Member of the Maryland House of Delegates from the 45th district
- In office January 13, 1971 – January 11, 1995 Serving with Hattie Harrison, Clarence "Tiger" Davis, Joseph A. Chester, Sr., Floyd B. Adams, and James A. Scott, Jr.
- Preceded by: Walter Orlinsky
- Succeeded by: Talmadge Branch

Personal details
- Born: March 19, 1942 (age 84) Princess Anne, Maryland
- Party: Democratic

= John W. Douglass (politician) =

American politician (born 1942)

John W. Douglass (born March 19, 1942) is an American former politician in the state of Maryland. He served in the Maryland House of Delegates as a Democrat from the 45th district from 1971 to 1995 during which time he resided in Baltimore. He did not run for re-election in 1994.

==Early life and career==
Douglass was born in Princess Anne, Maryland on March 19, 1942. He attended Lincoln University, where he earned an A.B. degree cum laude in 1964, and Johns Hopkins University, where he earned a M.A. degree in 1966. After graduating, he worked as a clerk to the Baltimore City Council from 1967 to 1968.

After retiring from the Maryland House of Delegates, Douglass worked as the Deputy Director for the State Department of Assessments and Taxation.

==In the legislature==
Douglass was sworn into the Maryland House of Delegates in 1971.

In 1977, Douglass testified against a proposal to convert an old Baltimore factory into a medium security prison to relieve severe overcrowding in the state's prisons, saying that he opposed the location of the prison because of the secretive nature of the negotiations and the threat it posed to nearby communities.

In 1985, Douglass voted to kill a proposal made by Governor Harry Hughes that would ease the state's restrictions on the public funding of abortions. He also voted to kill legislation that would limit the amount that political action committees could contribute to political campaigns.

===Committee assignments===
- Member, Appropriations Committee, 1971–1992, 1994
  - Capital Budget Subcommittee
  - Human Resources and Public Safety Subcommittee
- Member, Special Joint Committee on Legislative Data Systems, Joint Expenditure Study Group on Education and Human Resources
- House chair, Joint Budget and Audit Committee, 1976–1988
- Member, Spending Affordability Committee, 1982–1988

==Run for state comptroller==
In 1975, Douglass unsuccessfully ran for Comptroller of Maryland. He ran again in 1979, again being defeated in the Democratic primary. In 1983, shortly after Hyman A. Pressman announced he would seek another term as Comptroller, Douglass declared that he would again run for Comptroller.

==Run for state treasurer==
In 1987, Douglass applied become the next Maryland State Treasurer, but withdrew his candidacy after forming a coalition with Lucille Maurer, who agreed to appoint Douglass as her chief deputy treasurer in exchange for the Legislative Black Caucus of Maryland's votes.

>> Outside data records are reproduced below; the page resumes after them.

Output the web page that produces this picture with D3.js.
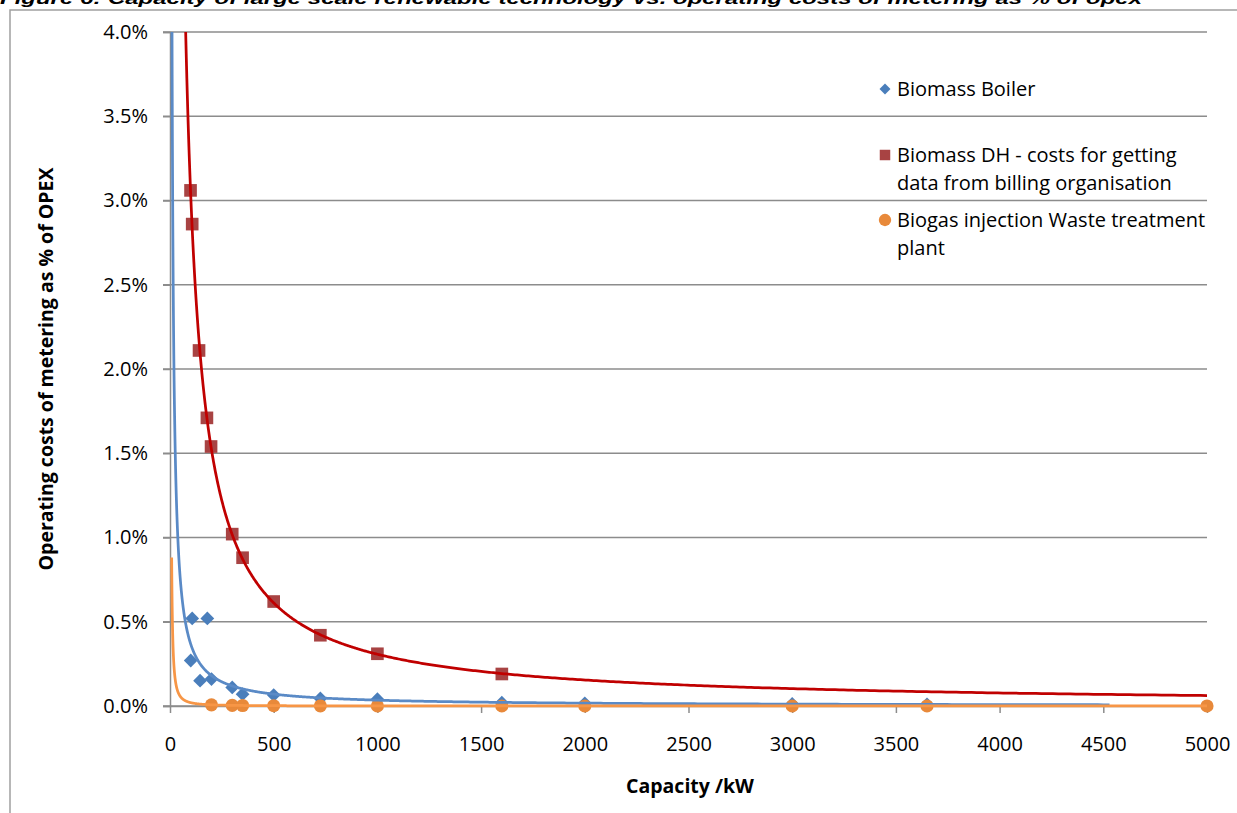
<!DOCTYPE html>
<meta charset="utf-8">
<style>
  body { margin: 0; background: #fff; }
  svg { display: block; }
  text { font-family: "Open Sans", sans-serif; fill: #000; }
</style>
<script src="https://d3js.org/d3.v7.min.js"></script>
<body>
<div id="chart"></div>
<script>

// capacity (kW) and metering cost (% of OPEX)
var boilerKW  = [100, 107, 145, 180, 200, 300, 350, 500, 725, 1000, 1600, 2000, 3000, 3650];
var boilerPct = [0.27, 0.52, 0.15, 0.52, 0.16, 0.11, 0.07, 0.065, 0.045, 0.04, 0.02, 0.016, 0.012, 0.01];

var dhKW  = [99, 107, 140, 178, 198, 300, 350, 500, 725, 1000, 1600];
var dhPct = [3.06, 2.86, 2.11, 1.71, 1.54, 1.02, 0.88, 0.62, 0.42, 0.31, 0.19];

var biogasKW  = [200, 300, 350, 500, 725, 1000, 1600, 2000, 3000, 3650, 5000];
var biogasPct = [0.007, 0.004, 0.003, 0.0018, 0.001, 0.0006, 0.0003, 0.0002, 0.00012, 0.00009, 0.00006];

// x range each power trendline is drawn over
var trendStart = [8, 8, 8];
var trendEnd   = [4530, 5000, 5000];

var xTicks = d3.range(0, 5001, 500);
var yTicks = [0, 0.5, 1, 1.5, 2, 2.5, 3, 3.5, 4];

var width = 1237,
    height = 813;

var svg = d3.select("#chart")
      .append("svg")
        .attr("width", width)
        .attr("height", height);

var x = d3.scaleLinear().domain([0, 5000]).range([170, 1207]);
var y = d3.scaleLinear().domain([0, 4]).range([706, 32]);

// frame and the caption that is cut off at the very top
svg.append("path")
    .attr("d", "M10," + height + "V10H" + width)
    .attr("fill", "none")
    .attr("stroke", "#a0a0a0")
    .attr("stroke-width", 1.5);

svg.append("text")
    .attr("x", 0)
    .attr("y", 4)
    .attr("textLength", 1142)
    .attr("lengthAdjust", "spacingAndGlyphs")
    .style("font-family", "'Liberation Sans', Arial, sans-serif")
    .style("font-size", "17px")
    .style("font-weight", "bold")
    .style("font-style", "italic")
    .text("Figure 6: Capacity of large scale renewable technology vs. operating costs of metering as % of opex");

// gridlines
svg.append("g")
  .selectAll("line")
  .data(yTicks)
  .enter().append("line")
    .attr("x1", x(0) - 7)
    .attr("x2", x(5000))
    .attr("y1", d => y(d))
    .attr("y2", d => y(d))
    .attr("stroke", "#8c8c8c")
    .attr("stroke-width", 1.5);

var yAxis = svg.append("g")
    .attr("transform", "translate(" + x(0) + ",0)")
    .call(d3.axisLeft(y).tickValues(yTicks)
      .tickFormat(d => d.toFixed(1) + "%")
      .tickSize(7).tickPadding(15));
yAxis.select(".domain").attr("stroke", "#8c8c8c").attr("stroke-width", 1.5);
yAxis.selectAll(".tick line").attr("stroke", "#8c8c8c").attr("stroke-width", 1.5);
yAxis.selectAll("text").style("font-size", "20px").attr("fill", "#000");

var xAxis = svg.append("g")
    .attr("transform", "translate(0," + y(0) + ")")
    .call(d3.axisBottom(x).tickValues(xTicks)
      .tickFormat(d3.format("d"))
      .tickSize(7).tickSizeOuter(0).tickPadding(24));
xAxis.select(".domain").attr("stroke", "#8c8c8c").attr("stroke-width", 1.5);
xAxis.selectAll(".tick line").attr("stroke", "#8c8c8c").attr("stroke-width", 1.5);
xAxis.selectAll("text").style("font-size", "20px").attr("fill", "#000");

svg.append("text")
    .attr("x", 690)
    .attr("y", 793)
    .attr("text-anchor", "middle")
    .style("font-size", "19.5px")
    .style("font-weight", "bold")
    .text("Capacity /kW");

svg.append("text")
    .attr("transform", "translate(53,369) rotate(-90)")
    .attr("text-anchor", "middle")
    .style("font-size", "19.5px")
    .style("font-weight", "bold")
    .text("Operating costs of metering as % of OPEX");

// series
var colors = ["#4a7ebb", "#a84343", "#e8893a"];
var lineColors = ["#5a8ac6", "#c00000", "#f79646"];
var symbols = [d3.symbol().type(d3.symbolSquare).size(95),
               d3.symbol().type(d3.symbolSquare).size(160),
               d3.symbol().type(d3.symbolCircle).size(135)];
var rotations = [45, 0, 0];

var series = [
  { xs: boilerKW, ys: boilerPct },
  { xs: dhKW, ys: dhPct },
  { xs: biogasKW, ys: biogasPct }
];

// least squares power fit in log-log space (same as a spreadsheet power trendline)
function powerFit(xs, ys) {
  var lx = xs.map(Math.log), ly = ys.map(Math.log);
  var mx = d3.mean(lx), my = d3.mean(ly);
  var b = d3.sum(lx, (v, i) => (v - mx) * (ly[i] - my)) / d3.sum(lx, v => (v - mx) * (v - mx));
  return { a: Math.exp(my - b * mx), b: b };
}

svg.append("clipPath").attr("id", "plot")
  .append("rect")
    .attr("x", x(0)).attr("y", y(4))
    .attr("width", x(5000) - x(0)).attr("height", y(0) - y(4) + 2);

series.forEach(function(s, i) {
  svg.append("g")
    .selectAll("path")
    .data(d3.zip(s.xs, s.ys))
    .enter().append("path")
      .attr("d", symbols[i])
      .attr("transform", d => "translate(" + x(d[0]) + "," + y(d[1]) + ") rotate(" + rotations[i] + ")")
      .attr("fill", colors[i]);
});

var line = d3.line().x(d => x(d[0])).y(d => y(d[1]));

series.forEach(function(s, i) {
  var fit = powerFit(s.xs, s.ys);
  var pts = d3.range(0, 1.0001, 0.001).map(function(t) {
    var kw = trendStart[i] * Math.pow(trendEnd[i] / trendStart[i], t);
    return [kw, Math.min(fit.a * Math.pow(kw, fit.b), 6)];
  });
  svg.append("path")
      .datum(pts)
      .attr("clip-path", "url(#plot)")
      .attr("d", line)
      .attr("fill", "none")
      .attr("stroke", lineColors[i])
      .attr("stroke-width", 2.75);
});

// legend
var legendRows = [
  { lines: ["Biomass Boiler"], y: 96 },
  { lines: ["Biomass DH - costs for getting", "data from billing organisation"], y: 162 },
  { lines: ["Biogas injection Waste treatment", "plant"], y: 227 }
];

var legend = svg.append("g");
legendRows.forEach(function(r, i) {
  legend.append("path")
      .attr("d", d3.symbol().type(i == 2 ? d3.symbolCircle : d3.symbolSquare).size(i == 0 ? 60 : (i == 1 ? 110 : 120)))
      .attr("transform", "translate(885," + (r.y - 7) + ") rotate(" + rotations[i] + ")")
      .attr("fill", colors[i]);
  legend.append("text")
      .attr("x", 897)
      .attr("y", r.y)
      .style("font-size", "20px")
    .selectAll("tspan")
    .data(r.lines)
    .enter().append("tspan")
      .attr("x", 897)
      .attr("dy", (d, j) => j == 0 ? 0 : 28)
      .text(d => d);
});

</script>
</body>
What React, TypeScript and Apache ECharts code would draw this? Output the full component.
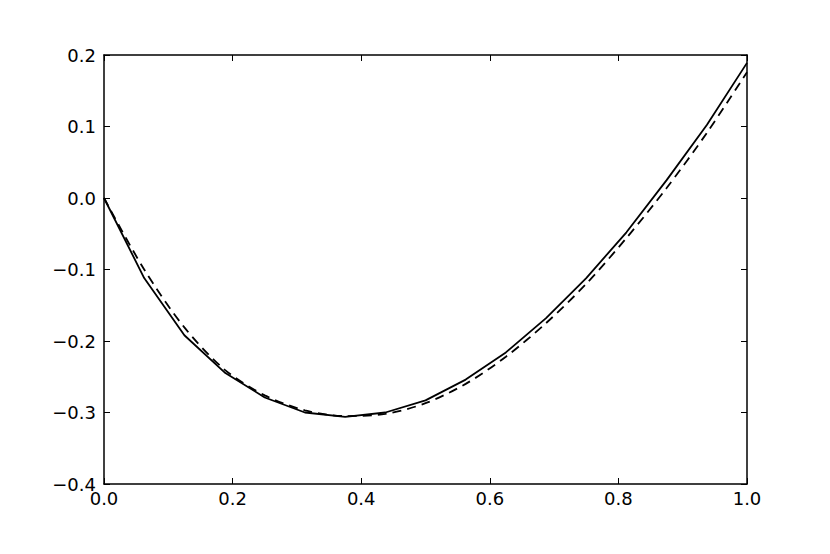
import React, { useEffect, useRef } from "react";
import * as echarts from "echarts";

const xValues = [0, 0.0625, 0.125, 0.1875, 0.25, 0.3125, 0.375, 0.4375, 0.5, 0.5625, 0.625, 0.6875, 0.75, 0.8125, 0.875, 0.9375, 1.0];
const solidValues = [0, -0.112, -0.192, -0.244, -0.279, -0.300, -0.306, -0.300, -0.283, -0.254, -0.216, -0.168, -0.112, -0.048, 0.025, 0.102, 0.189];
const dashedValues = [0, -0.100, -0.181, -0.240, -0.276, -0.297, -0.305, -0.302, -0.287, -0.260, -0.222, -0.175, -0.120, -0.056, 0.014, 0.091, 0.176];

const fmt = (v: number) => {
  const s = Math.abs(v).toFixed(1);
  return v < -1e-9 ? "\u2212" + s : s;
};

export default function App() {
  const ref = useRef<HTMLDivElement>(null);
  useEffect(() => {
    if (!ref.current) return;
    const chart = echarts.init(ref.current, null, { renderer: "svg" });
    const font = { fontFamily: "DejaVu Sans", fontSize: 18, color: "#000" };
    const tick = { show: true, inside: true, length: 6, lineStyle: { color: "#000", width: 1 } };
    const line = { show: true, onZero: false, lineStyle: { color: "#000", width: 1.5 } };
    chart.setOption({
      animation: false,
      backgroundColor: "#fff",
      grid: { left: 104, right: 83, top: 55, bottom: 70, containLabel: false },
      xAxis: [
        {
          type: "value", min: 0, max: 1, interval: 0.2, position: "bottom",
          axisLine: line, axisTick: tick, splitLine: { show: false },
          axisLabel: { ...font, margin: 5, formatter: fmt },
        },
        {
          type: "value", min: 0, max: 1, interval: 0.2, position: "top",
          axisLine: line, axisTick: tick, splitLine: { show: false },
          axisLabel: { show: false },
        },
      ],
      yAxis: [
        {
          type: "value", min: -0.4, max: 0.2, interval: 0.1, position: "left",
          axisLine: line, axisTick: tick, splitLine: { show: false },
          axisLabel: { ...font, margin: 8, formatter: fmt },
        },
        {
          type: "value", min: -0.4, max: 0.2, interval: 0.1, position: "right",
          axisLine: line, axisTick: tick, splitLine: { show: false },
          axisLabel: { show: false },
        },
      ],
      series: [
        {
          type: "line",
          data: xValues.map((x, i) => [x, solidValues[i]]),
          showSymbol: false,
          lineStyle: { color: "#000", width: 1.8, type: "solid" },
          z: 3,
        },
        {
          type: "line",
          data: xValues.map((x, i) => [x, dashedValues[i]]),
          showSymbol: false,
          smooth: 0.3,
          lineStyle: { color: "#000", width: 1.8, type: [9, 6] },
          z: 3,
        },
      ],
    });
    return () => chart.dispose();
  }, []);
  return (
    <div
      ref={ref}
      style={{ position: "fixed", left: 0, top: 0, width: 830, height: 554, background: "#fff" }}
    />
  );
}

In 1995, Douglass again ran for State Treasurer against Lucille Maurer. He received the support of 45 of the state's delegates and senators, but lost the election to Maurer.

In 2002, Douglass again for State Treasurer following the retirement of Richard N. Dixon.

In November 2021, Douglass applied become the next Maryland State Treasurer following the retirement of Nancy Kopp on December 17, 2021. Delegate Dereck E. Davis was elected State Treasurer on December 9, 2021.